Yes it will, you are wrong.

Cutting out half the frames and you throw away half the motion information, it'd be the same as shooting 30p 90 degree.

donaldStrubler
September 6th, 2009, 06:55 PM
Have you looked into the DVCPRO HD Frame Rate Converter?

Its under Tools > DVCPRO HD Frame Rate Converter.

Thats what I've always used for 60-30 or vice versa

Gravy
September 7th, 2009, 07:40 AM
Yes it will, you are wrong.

Cutting out half the frames and you throw away half the motion information, it'd be the same as shooting 30p 90 degree.

Seriously think about it. You can't get rid of motion blur, the motion blur in each frame is still there. It might make it a bit more steppy (so it will look more like a faster shutter in that aspect). But, the same amount of motion blur is there in each frame.

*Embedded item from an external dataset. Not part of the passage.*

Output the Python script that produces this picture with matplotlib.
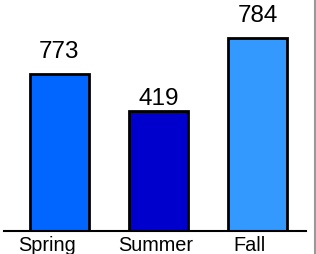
import matplotlib
matplotlib.use("Agg")
import matplotlib.pyplot as plt
from matplotlib.lines import Line2D
from matplotlib.transforms import ScaledTranslation

plt.rcParams['font.family'] = ['Liberation Sans', 'DejaVu Sans']

# datos
seasons = ["Spring", "Summer", "Fall"]
labels = [773, 419, 784]
heights = [157, 120, 193]   # altura de barra
colors = ["#0066FF", "#0000CC", "#3399FF"]

fig = plt.figure(figsize=(3.16, 2.54), dpi=100)
ax = fig.add_axes([4 / 316, 23 / 254, 302 / 316, 231 / 254])

x = range(len(seasons))
bars = ax.bar(x, heights, width=0.595, color=colors, edgecolor="black", linewidth=2)

# etiquetas encima de cada barra
gaps = [11, 1, 11]
for b, lab, g in zip(bars, labels, gaps):
    ax.annotate(str(lab), (b.get_x() + b.get_width() / 2, b.get_height()),
                xytext=(0, g), textcoords="offset pixels",
                ha="center", va="bottom", fontsize=17.5)

ax.set_xlim(-0.559, 2.484)
ax.set_ylim(0, 231)
ax.set_xticks(list(x))
ax.set_xticklabels(seasons, fontsize=14.3)
ax.tick_params(axis="x", length=0, pad=3.5)
# los textos del eje no quedan centrados bajo las barras
shifts = [-12, -3, -8.5]
for t, dx in zip(ax.get_xticklabels(), shifts):
    t.set_transform(t.get_transform() + ScaledTranslation(dx / 100, 0, fig.dpi_scale_trans))
ax.set_yticks([])
for s in ["top", "right", "left"]:
    ax.spines[s].set_visible(False)
ax.spines["bottom"].set_linewidth(1.5)

# borde gris a la derecha
fig.add_artist(Line2D([315 / 316, 315 / 316], [0, 1], color="#999999", linewidth=1.5))

fig.savefig("out.png", dpi=100)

This is why for example the 5D can never look like 24p even if you change the frame rate. The motion blur just isn't there.

If I can find some time (which is unlikely) I'll get my camera out and shoot some tests.

Athiril
September 7th, 2009, 06:40 PM
Err, shooting at 50p/180 = 1/100th of a second shutter speed.

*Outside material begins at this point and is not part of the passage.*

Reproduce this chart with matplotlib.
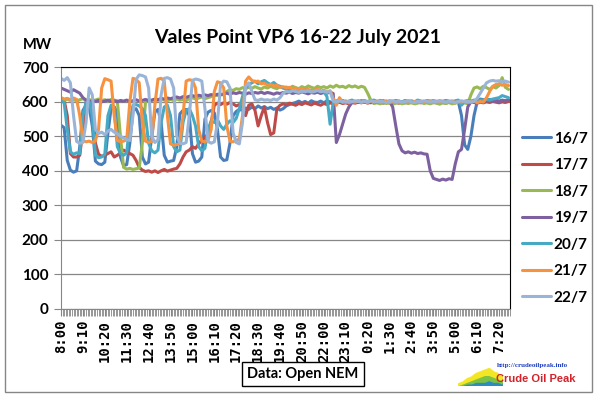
import numpy as np
import matplotlib.pyplot as plt
from matplotlib.patches import Rectangle

# eje de tiempo: ranuras de 5 minutos desde las 8:00 hasta las 7:55 del dia siguiente
n_slots = 288
tick_step = 14
tick_labels = ['8:00', '9:10', '10:20', '11:30', '12:40', '13:50', '15:00', '16:10',
               '17:20', '18:30', '19:40', '20:50', '22:00', '23:10', '0:20', '1:30',
               '2:40', '3:50', '5:00', '6:10', '7:20']
dias = ['16/7', '17/7', '18/7', '19/7', '20/7', '21/7', '22/7']

# valores leidos cada 10 minutos (MW), una fila = 2 horas
s16 = [532, 525, 430, 402, 396, 400, 470, 575, 590, 585, 530, 428,
       420, 418, 425, 510, 580, 585, 570, 440, 415, 418, 480, 575,
       580, 560, 440, 420, 425, 500, 570, 578, 540, 445, 425, 428,
       430, 470, 565, 575, 578, 560, 450, 425, 428, 440, 550, 570,
       575, 568, 520, 440, 430, 432, 480, 560, 572, 578, 575, 582,
       578, 585, 580, 588, 582, 586, 580, 584, 578, 582, 576, 580,
       588, 592, 595, 598, 602, 597, 601, 596, 603, 599, 598, 602,
       597, 603, 600, 596, 601, 598, 603, 599, 597, 602, 600, 598,
       603, 599, 601, 597, 602, 600, 598, 603, 599, 601, 597, 602,
       600, 598, 603, 599, 601, 597, 602, 600, 598, 603, 601, 599,
       602, 598, 600, 603, 599, 601, 597, 600, 560, 475, 462, 500,
       560, 600, 608, 606, 603, 607, 604, 606, 602, 605, 603, 606]
s17 = [610, 605, 560, 450, 440, 440, 445, 520, 600, 603, 598, 480,
       448, 442, 445, 450, 455, 440, 445, 452, 460, 455, 450, 445,
       430, 410, 402, 398, 400, 396, 400, 395, 400, 404, 399, 402,
       405, 407, 420, 440, 455, 460, 470, 465, 478, 490, 498, 505,
       540, 590, 596, 592, 597, 593, 598, 594, 588, 592, 585, 560,
       590, 594, 575, 530, 560, 585, 540, 505, 510, 580, 590, 594,
       591, 596, 593, 590, 595, 592, 597, 594, 591, 596, 593, 590,
       595, 592, 597, 594, 596, 599, 595, 597, 594, 598, 596, 599,
       597, 600, 596, 599, 597, 600, 598, 596, 599, 597, 600, 598,
       596, 599, 597, 600, 598, 596, 599, 597, 600, 598, 596, 599,
       597, 600, 598, 596, 599, 597, 600, 598, 596, 599, 597, 600,
       598, 596, 599, 597, 600, 598, 601, 599, 597, 600, 598, 601]
s18 = [606, 603, 608, 604, 607, 602, 606, 609, 604, 607, 603, 605,
       608, 604, 606, 602, 607, 605, 603, 500, 410, 405, 407, 404,
       406, 408, 480, 600, 606, 603, 607, 604, 608, 605, 603, 607,
       604, 608, 605, 607, 603, 610, 612, 608, 611, 614, 609, 612,
       615, 620, 618, 622, 620, 630, 635, 633, 638, 636, 641, 638,
       642, 639, 644, 640, 637, 643, 640, 645, 641, 638, 644, 640,
       643, 639, 645, 641, 638, 644, 640, 646, 642, 639, 645, 641,
       644, 640, 646, 642, 648, 643, 645, 641, 647, 643, 646, 641,
       645, 642, 625, 605, 595, 597, 594, 598, 595, 597, 593, 596,
       598, 594, 597, 595, 598, 594, 596, 599, 595, 597, 594, 598,
       596, 593, 597, 595, 598, 594, 596, 599, 595, 597, 594, 620,
       640, 643, 638, 645, 641, 636, 644, 640, 647, 670, 642, 636]
s19 = [640, 636, 632, 628, 635, 630, 625, 612, 605, 600, 603, 601,
       604, 600, 602, 605, 601, 603, 600, 604, 602, 605, 601, 603,
       606, 602, 604, 607, 603, 605, 608, 606, 610, 608, 611, 609,
       612, 614, 611, 615, 613, 616, 618, 615, 619, 617, 620, 618,
       621, 619, 622, 620, 623, 625, 622, 626, 624, 627, 625, 622,
       626, 624, 627, 625, 628, 624, 627, 625, 622, 626, 624, 627,
       625, 628, 624, 627, 625, 629, 626, 623, 627, 625, 628, 624,
       627, 625, 628, 624, 482, 505, 535, 565, 585, 598, 601, 599,
       602, 599, 601, 603, 600, 598, 602, 600, 599, 601, 585, 530,
       478, 458, 452, 455, 451, 454, 450, 452, 449, 448, 400, 378,
       375, 372, 376, 373, 377, 375, 420, 455, 462, 520, 585, 600,
       602, 599, 603, 600, 602, 604, 601, 603, 600, 604, 602, 605]
s20 = [602, 598, 520, 455, 448, 452, 450, 560, 598, 600, 560, 445,
       438, 440, 448, 560, 590, 585, 470, 450, 445, 452, 540, 590,
       592, 588, 580, 560, 480, 458, 452, 460, 540, 585, 590, 560,
       470, 455, 460, 540, 575, 580, 560, 530, 470, 458, 465, 520,
       545, 540, 548, 530, 520, 535, 545, 540, 552, 580, 615, 640,
       650, 655, 660, 652, 658, 662, 655, 650, 656, 648, 645, 640,
       636, 632, 635, 630, 634, 631, 635, 630, 633, 629, 634, 631,
       630, 615, 535, 598, 603, 600, 604, 599, 602, 605, 600, 603,
       601, 604, 600, 603, 605, 601, 604, 602, 600, 603, 601, 604,
       602, 600, 604, 601, 603, 600, 605, 602, 600, 603, 601, 604,
       600, 603, 601, 604, 602, 600, 603, 605, 590, 601, 604, 602,
       605, 603, 606, 604, 607, 605, 608, 610, 612, 618, 615, 612]
s21 = [612, 608, 610, 606, 611, 607, 560, 488, 484, 486, 482, 487,
       520, 640, 667, 664, 660, 560, 488, 484, 486, 490, 600, 668,
       665, 655, 540, 486, 482, 485, 590, 666, 668, 660, 560, 478,
       474, 476, 480, 560, 660, 664, 662, 640, 520, 486, 484, 488,
       520, 630, 658, 655, 640, 530, 486, 484, 488, 492, 560, 660,
       672, 662, 658, 660, 652, 654, 648, 650, 646, 648, 642, 644,
       640, 642, 638, 640, 636, 638, 634, 636, 632, 634, 636, 630,
       634, 628, 632, 610, 590, 612, 598, 603, 597, 601, 599, 602,
       598, 601, 597, 603, 599, 602, 598, 600, 603, 597, 601, 599,
       602, 598, 600, 603, 597, 601, 599, 602, 598, 600, 603, 597,
       601, 599, 602, 598, 600, 603, 597, 601, 599, 602, 598, 600,
       603, 597, 601, 599, 612, 630, 645, 650, 652, 648, 650, 647]
s22 = [668, 662, 670, 655, 560, 485, 480, 482, 540, 640, 620, 520,
       508, 512, 505, 515, 520, 512, 508, 500, 495, 490, 488, 560,
       665, 678, 676, 672, 640, 500, 482, 490, 620, 668, 670, 666,
       640, 500, 480, 478, 482, 560, 662, 666, 664, 660, 580, 485,
       480, 484, 540, 650, 660, 658, 640, 510, 482, 478, 540, 645,
       655, 630, 606, 604, 608, 605, 606, 604, 608, 605, 612, 625,
       630, 628, 632, 630, 627, 631, 629, 632, 628, 630, 633, 629,
       631, 628, 630, 602, 600, 603, 601, 599, 602, 600, 603, 601,
       599, 602, 600, 603, 601, 599, 602, 600, 598, 601, 603, 600,
       602, 599, 601, 603, 600, 598, 602, 600, 603, 601, 599, 602,
       600, 603, 601, 599, 602, 600, 598, 601, 603, 600, 602, 599,
       601, 610, 625, 640, 655, 660, 662, 660, 661, 658, 660, 657]
series = [s16, s17, s18, s19, s20, s21, s22]
colores = ['#4A7EBB', '#BE4B48', '#98B954', '#7D60A0', '#46AAC5', '#F69240', '#9AB4D8']

# datos del logo (area apilada decorativa)
logo_x = [0, 1, 2, 3, 4, 5, 6, 7, 8, 9, 10]
logo_a = [1, 1, 2, 2, 3, 3, 3, 4, 3, 3, 2]
logo_b = [0, 1, 1, 2, 2, 3, 4, 3, 3, 2, 2]
logo_c = [0, 0, 1, 1, 2, 2, 2, 3, 2, 2, 1]

W, H = 598, 397
fig = plt.figure(figsize=(W / 100, H / 100), dpi=100)
ax = fig.add_axes([61 / W, 1 - 308.8 / H, (510 - 61) / W, (308.8 - 67.3) / H])

xk = np.arange(0, n_slots, 2)  # posicion de cada muestra de 10 min
for vals, c, d in zip(series, colores, dias):
    ax.plot(xk, vals, color=c, lw=2.2, label=d, solid_joinstyle='round', solid_capstyle='round')

ax.set_xlim(0, n_slots - 1)
ax.set_ylim(0, 700)
ax.set_yticks(range(0, 701, 100))
ax.yaxis.grid(True, color='#868686', lw=0.9)
ax.set_axisbelow(True)
ax.set_xticks(np.arange(0, len(tick_labels) * tick_step, tick_step))
ax.set_xticklabels(tick_labels, rotation=90, fontfamily='DejaVu Sans Mono',
                   fontweight='bold', fontsize=10)
ax.set_xticks(np.arange(0, n_slots), minor=True)
ax.tick_params(axis='x', which='both', length=5, color='#868686', pad=3)
ax.tick_params(axis='y', length=5, color='#868686', pad=4)
for lbl in ax.get_yticklabels():
    lbl.set_fontweight('bold')
    lbl.set_fontsize(11)
    lbl.set_fontfamily('Lato')
for s in ['top', 'right']:
    ax.spines[s].set_color('black')
for s in ['left', 'bottom']:
    ax.spines[s].set_color('#868686')

# textos
fig.text(298 / W, 1 - 37 / H, 'Vales Point VP6 16-22 July 2021', ha='center', va='center',
         fontsize=14, fontweight='bold', fontfamily='Lato')
fig.text(23 / W, 1 - 45 / H, 'MW', ha='left', va='center', fontsize=10.5,
         fontweight='bold', fontfamily='Lato')
fig.text(303 / W, 1 - 374 / H, 'Data: Open NEM', ha='center', va='center', fontsize=10.5,
         fontweight='bold', fontfamily='Lato',
         bbox=dict(boxstyle='square,pad=0.35', fc='white', ec='black', lw=1))

# leyenda
fig.legend(loc='upper left', bbox_to_anchor=(514 / W, 1 - 124 / H), frameon=False,
           prop={'family': 'Lato', 'weight': 'bold', 'size': 11},
           handlelength=1.9, handletextpad=0.2, labelspacing=0.82, borderpad=0)

# logo
lax = fig.add_axes([458 / W, 1 - 385 / H, 44 / W, 17 / H])
lax.fill_between(logo_x, 0, logo_c, color='#2E8BC0')
lax.fill_between(logo_x, logo_c, np.add(logo_c, logo_b), color='#7DC242')
lax.fill_between(logo_x, np.add(logo_c, logo_b), np.add(np.add(logo_c, logo_b), logo_a), color='#F5E625')
lax.set_xlim(0, 10)
lax.set_ylim(0, 10)
lax.axis('off')
fig.text(532 / W, 1 - 366 / H, 'http://crudeoilpeak.info', ha='center', va='center',
         fontsize=5, color='#1F3FBF', fontfamily='Liberation Serif', fontweight='bold')
fig.text(536 / W, 1 - 379 / H, 'Crude Oil Peak', ha='center', va='center',
         fontsize=8, color='#D2232A', fontfamily='Liberation Sans', fontweight='bold')

# marco exterior
fig.patches.append(Rectangle((5 / W, 5 / H), 587 / W, 387 / H, transform=fig.transFigure,
                             fill=False, ec='#868686', lw=1))

fig.savefig('out.png', dpi=100)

Shutter speed cant be changed, shutter angle varies with frame rate, it will remain at 1/100th of a second, cutting out every second frame, gives you the same results as 25p 1/100th of a second shutter, which is 90 degrees, the motion blur per frame will be the same in both, not per time interval.

The same shutter angle is used for getting the same motion blur between different frame rates.

360 / shutter speed * frame rate = shutter angle.

http://i32.tinypic.com/15nkrbq.png

And 5D footage will look just like 24 fps if you change it to 24 fps, 24fps is 24fps, 180 degree shutter angle is just the 'default' for general shooting, a starting point, if you cut out every 6th frame and want 180 degrees, you need to shoot at 1/48th, closet being 1/50th, though then you miss an uneven segment in time (not a prob for cutting every 2nd frame, thats even), retiming with twixtor would be something different.